The Houston Police Department has released bodycam footage of an officer hitting and killing a pedestrian with a police vehicle last month, the Houston Chronicle reports.

On the evening of Dec. 4, an HPD SUV was driving in the city’s Sunnyside area with its emergency lights on, and ended up striking Michael Wayne Jackson before colliding with a dumpster, Click 2 Houston reports.

Officer Orlando Hernandez, who was driving the vehicle, began administering CPR after calling an ambulance. Hernandez told dispatch that the 62-year-old had blood coming from his head and was “not conscious, not breathing.”

Jackson died at the scene, with his cause of death ruled as “multiple blunt force injuries.”

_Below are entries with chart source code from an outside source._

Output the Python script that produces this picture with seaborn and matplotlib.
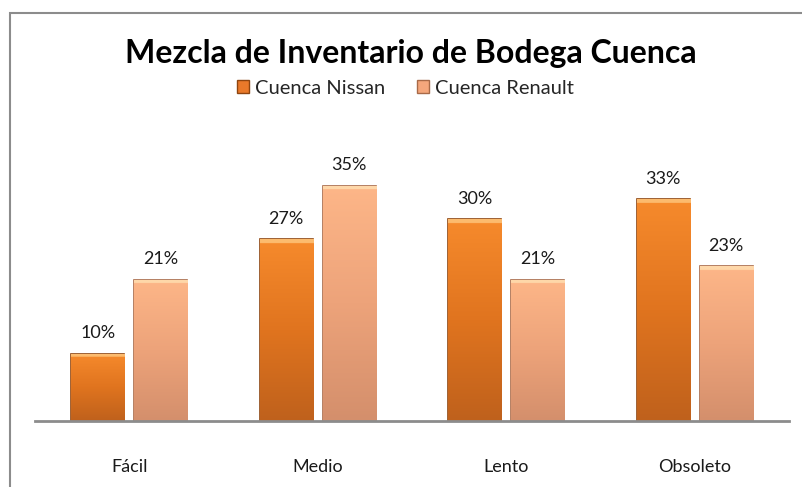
import numpy as np
import pandas as pd
import matplotlib.pyplot as plt
import seaborn as sns
from matplotlib.patches import Rectangle
from matplotlib.colors import LinearSegmentedColormap

# Datos del grafico
categorias = ['Fácil', 'Medio', 'Lento', 'Obsoleto']
nissan = [10, 27, 30, 33]
renault = [21, 35, 21, 23]
series = ['Cuenca Nissan', 'Cuenca Renault']

data = pd.DataFrame({
    'categoria': categorias * 2,
    'serie': [series[0]] * 4 + [series[1]] * 4,
    'valor': nissan + renault,
})

sns.set_theme(style="white")
plt.rcParams['font.family'] = ['Lato', 'DejaVu Sans']

colores = {'Cuenca Nissan': '#E9792A', 'Cuenca Renault': '#F5A77C'}
bordes = {'Cuenca Nissan': '#8E4510', 'Cuenca Renault': '#A86A48'}
# degradado de abajo hacia arriba
degradados = {
    'Cuenca Nissan': ['#BF611C', '#E0741F', '#F68A2C', '#FFD08A'],
    'Cuenca Renault': ['#D48F6C', '#EDA37A', '#FDB688', '#FFE6B8'],
}

fig = plt.figure(figsize=(8.03, 4.87), dpi=100)
ax = fig.add_axes([35 / 803, 1 - 421 / 487, 754 / 803, 269 / 487])

sns.barplot(data=data, x='categoria', y='valor', hue='serie', order=categorias,
            hue_order=series, palette=colores, width=0.67, gap=0.16,
            saturation=1, ax=ax, legend=False)

for cont, s in zip(ax.containers, series):
    cmap = LinearSegmentedColormap.from_list(s, degradados[s])
    for barra in cont:
        barra.set_edgecolor(bordes[s])
        barra.set_linewidth(1.2)
        x0, y0 = barra.get_x(), barra.get_y()
        w, h = barra.get_width(), barra.get_height()
        # gradiente vertical con un brillo fino arriba
        t = np.linspace(0, 1, 400)
        brillo = np.where(t > 1 - 0.55 / h, 0.9, t * 0.67)
        img = ax.imshow(brillo[:, None], origin='lower', aspect='auto', cmap=cmap,
                        vmin=0, vmax=1, extent=(x0, x0 + w, y0, y0 + h), zorder=2)
        img.set_clip_path(barra)
    ax.bar_label(cont, labels=[f'{v:.0f}%' for v in cont.datavalues],
                 padding=9, fontsize=13, color='#1a1a1a')

ax.set_ylim(0, 40)
ax.set_xlim(-0.5, 3.5)
ax.set_xlabel('')
ax.set_ylabel('')
ax.set_yticks([])
ax.tick_params(axis='x', length=0, pad=27, labelsize=13, colors='#1a1a1a')
for lado in ['top', 'right', 'left']:
    ax.spines[lado].set_visible(False)
ax.spines['bottom'].set_color('#8c8c8c')
ax.spines['bottom'].set_linewidth(2)
ax.spines['bottom'].set_zorder(5)

# Titulo y leyenda
fig.text(0.512, 1 - 54 / 487, 'Mezcla de Inventario de Bodega Cuenca',
         ha='center', va='center', fontsize=23, fontweight='bold', color='black')

manijas = [Rectangle((0, 0), 1, 1, facecolor=colores[s], edgecolor=bordes[s]) for s in series]
fig.legend(manijas, series, loc='center', bbox_to_anchor=(0.505, 1 - 88 / 487),
           ncol=2, frameon=False, fontsize=14.5, handlelength=0.6, handleheight=0.6,
           handletextpad=0.3, columnspacing=1.6)

# Marco del grafico
fig.patches.append(Rectangle((10.5 / 803, -0.05), 1.0, 1 - 13 / 487 + 0.05,
                             transform=fig.transFigure, fill=False,
                             edgecolor='#8c8c8c', linewidth=1.5))

plt.savefig('out.png', dpi=100)
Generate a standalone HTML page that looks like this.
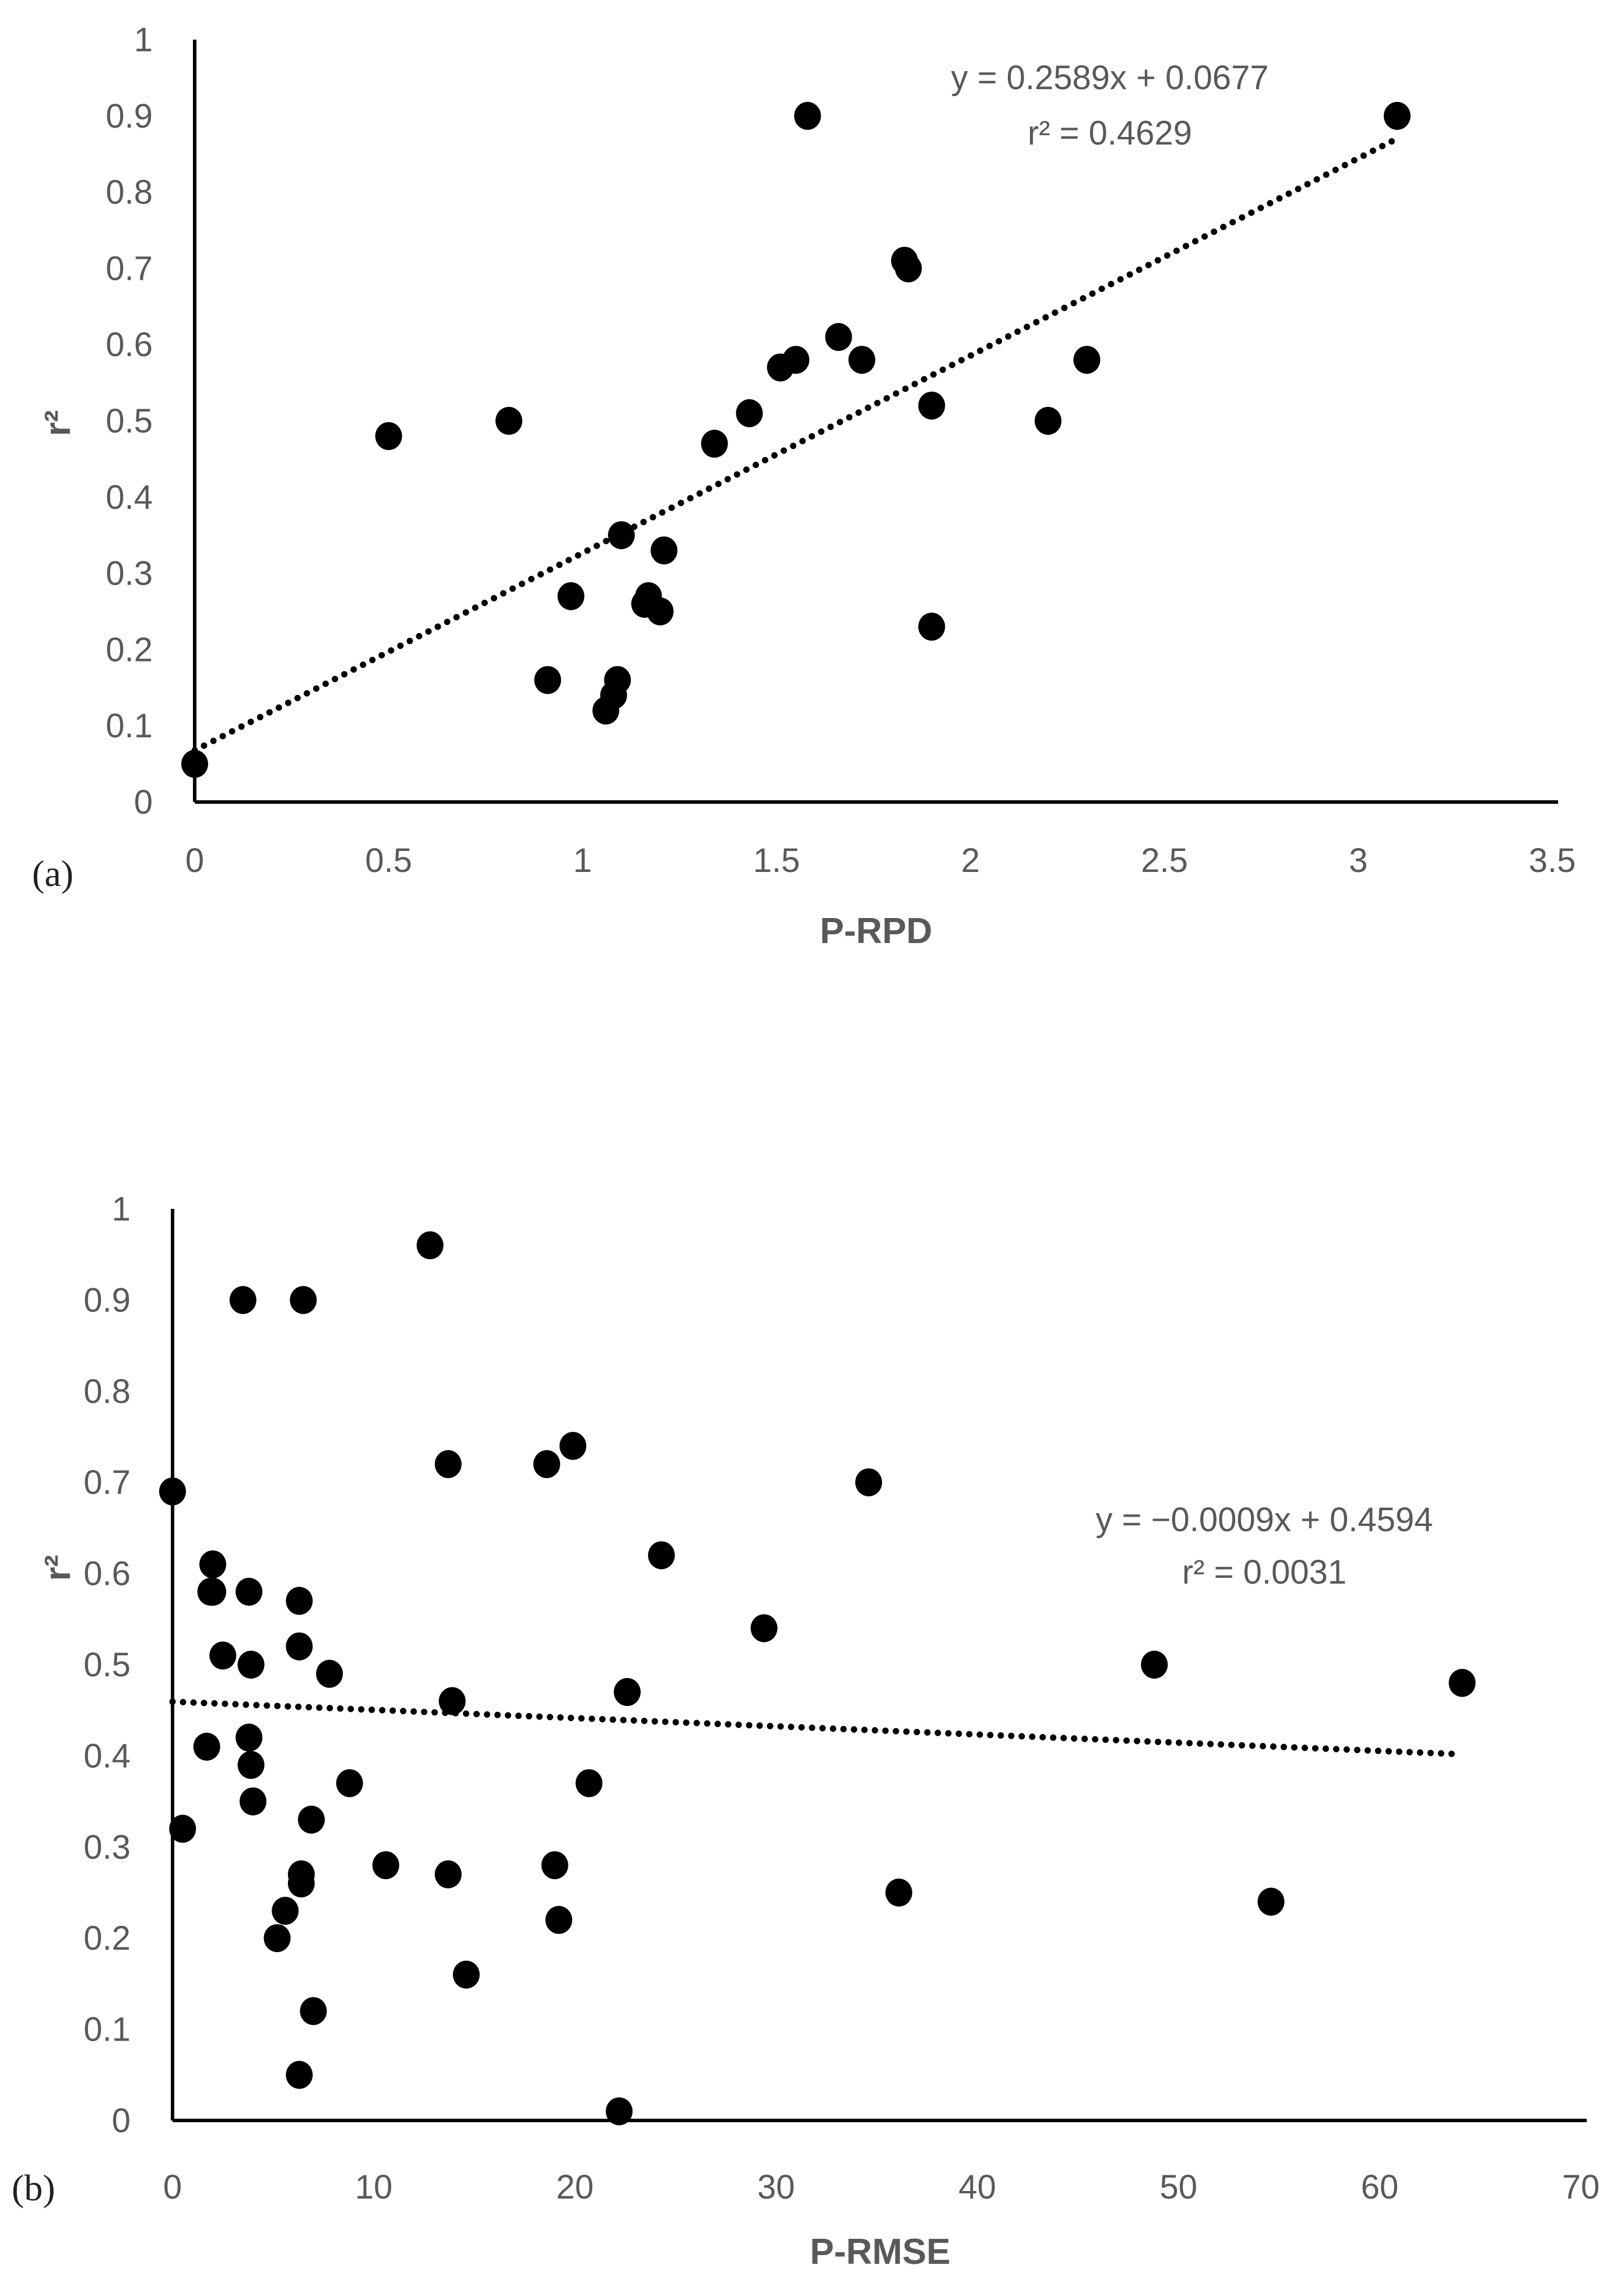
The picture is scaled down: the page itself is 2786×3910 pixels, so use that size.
<!DOCTYPE html>
<html><head><meta charset="utf-8"><style>
html,body{margin:0;padding:0;background:#fff}
svg{display:block}
text{font-family:"Liberation Sans Narrow","Liberation Sans",sans-serif;fill:#595959}
</style></head><body>
<svg id="svg" width="2786" height="3910" viewBox="0 0 2786 3910" xmlns="http://www.w3.org/2000/svg"></svg>
<script>
const aX=[0,0.5,0.81,0.91,0.97,1.06,1.08,1.09,1.1,1.16,1.17,1.2,1.21,1.34,1.43,1.51,1.55,1.58,1.66,1.72,1.83,1.84,1.9,1.9,2.2,2.3,3.1];
const aY=[0.05,0.48,0.5,0.16,0.27,0.12,0.14,0.16,0.35,0.26,0.27,0.25,0.33,0.47,0.51,0.57,0.58,0.9,0.61,0.58,0.71,0.7,0.52,0.23,0.5,0.58,0.9];
const bX=[0,0.5,1.7,1.9,2,2,2.5,3.5,3.8,3.8,3.9,3.9,4,5.2,5.6,6.3,6.3,6.4,6.4,6.3,6.5,6.9,7,7.8,8.8,10.6,12.8,13.7,13.7,13.9,14.6,18.6,19,19.2,19.9,20.7,22.2,22.6,24.3,29.4,34.6,36.1,48.8,54.6,64.1];
const bY=[0.69,0.32,0.41,0.58,0.61,0.58,0.51,0.9,0.58,0.42,0.5,0.39,0.35,0.2,0.23,0.57,0.52,0.27,0.26,0.05,0.9,0.33,0.12,0.49,0.37,0.28,0.96,0.72,0.27,0.46,0.16,0.72,0.28,0.22,0.74,0.37,0.01,0.47,0.62,0.54,0.7,0.25,0.5,0.24,0.48];
const aXTicks=["0","0.5","1","1.5","2","2.5","3","3.5"];
const bXTicks=["0","10","20","30","40","50","60","70"];
const yTicks=["0","0.1","0.2","0.3","0.4","0.5","0.6","0.7","0.8","0.9","1"];
const aTrend=[0.2589,0.0677], bTrend=[-0.0009,0.4594];

const svg=document.getElementById('svg');
const NS='http://www.w3.org/2000/svg';
function mk(tag,attrs,text){const e=document.createElementNS(NS,tag);for(const k in attrs)e.setAttribute(k,attrs[k]);if(text!==undefined)e.textContent=text;svg.appendChild(e);return e;}

function chart(p){
  const sx=v=>p.x0+(v-p.xmin)/(p.xmax-p.xmin)*(p.x1-p.x0);
  const sy=v=>p.y0-v*(p.y0-p.y1);
  let e;
  e=mk('line',{x1:p.x0,y1:p.y1,x2:p.x0,y2:p.y0,stroke:'#000','stroke-width':6});
  
  
  e=mk('line',{x1:p.x0,y1:p.y0,x2:p.x1+10,y2:p.y0,stroke:'#000','stroke-width':6});
  
  
  yTicks.forEach((t,i)=>{
    e=mk('text',{x:p.ylabX,y:sy(i/10)+20,'text-anchor':'end','font-size':58},t);
    
    
  });
  p.xt.forEach((t,i)=>{
    e=mk('text',{x:sx(p.xmin+i*(p.xmax-p.xmin)/(p.xt.length-1)),y:p.xlabY,'text-anchor':'middle','font-size':58},t);
    
    
  });
  const [m,c]=p.tr;
  e=mk('line',{x1:sx(0),y1:sy(c),x2:sx(p.trEnd),y2:sy(m*p.trEnd+c),stroke:'#000','stroke-width':11,'stroke-dasharray':'0 18','stroke-linecap':'round'});
  
  
  p.xs.forEach((x,i)=>{
    e=mk('ellipse',{cx:sx(x),cy:sy(p.ys[i]),rx:23,ry:24,fill:'#000'});
    
    
  });
}
chart({id:'chart-a',x0:334,x1:2663,xmin:0,xmax:3.5,y0:1376,y1:68,xs:aX,ys:aY,xt:aXTicks,tr:aTrend,trEnd:3.1,ylabX:262,xlabY:1496});
chart({id:'chart-b',x0:296,x1:2712,xmin:0,xmax:70,y0:3638,y1:2074,xs:bX,ys:bY,xt:bXTicks,tr:bTrend,trEnd:64,ylabX:224,xlabY:3772});
</script>
<div style="position:absolute;left:0;top:0;width:2786px;height:3910px;pointer-events:none">
<svg width="2786" height="3910" xmlns="http://www.w3.org/2000/svg" style="position:absolute;left:0;top:0">
<text x="1904" y="153" text-anchor="middle" font-size="58">y = 0.2589x + 0.0677</text>
<text x="1904" y="248" text-anchor="middle" font-size="58">r² = 0.4629</text>
<text x="1503" y="1618" text-anchor="middle" font-size="62" font-weight="bold">P-RPD</text>
<text x="0" y="0" transform="translate(120,726) rotate(-90)" text-anchor="middle" font-size="62" font-weight="bold">r²</text>
<text x="55" y="1520" font-size="64" style="font-family:'Liberation Serif',serif;fill:#222">(a)</text>
<text x="2169" y="2627" text-anchor="middle" font-size="58">y = −0.0009x + 0.4594</text>
<text x="2169" y="2717" text-anchor="middle" font-size="58">r² = 0.0031</text>
<text x="1510" y="3884" text-anchor="middle" font-size="62" font-weight="bold">P-RMSE</text>
<text x="0" y="0" transform="translate(120,2690) rotate(-90)" text-anchor="middle" font-size="62" font-weight="bold">r²</text>
<text x="20" y="3775" font-size="64" style="font-family:'Liberation Serif',serif;fill:#222">(b)</text>
</svg></div>
</body></html>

“He was just a loving person,” his wife Janice Jackson told the outlet. “He was a loving person and he was just so kind and so nice to people.” Jackson was en route to a barbershop when he was hit.

It’s unknown how fast the 25-year-old officer was driving. According to the Chronicle, Hernandez would drive the police SUV between 80 to 100 mph down the road where Jackson was struck, which has a speed limit of 40 mph. The road on which he was driving was reportedly wet from recent rain, and Hernandez can be seen using his windshield wipers in the video, both of which made driving conditions more treacherous. He can also be seen operating the vehicle with only one hand. It appears that, at the point where he crashed, the light at the intersection was red.

Hernandez, who has been a police officer for less than two years, is now on administrative leave.

“Our prayers are going out to the victim and his family,” Houston Police Executive Assistant Chief Larry Satterwhite said at a news conference.

HPD Internal Affairs Division and the Harris County District Attorney’s Office have launched a probe into the incident. Following its completion, the case will be brought before a grand jury, which will decide if Hernandez should be charged.

“The officers were responding to a violent felony,” Assistant District Attorney Sean Teare said. “And That is something we are going to take into account. . . We are not going to treat this case any different because it involves officers. It involves a human being who lost his life. So we’re going to be looking at it through that lens.”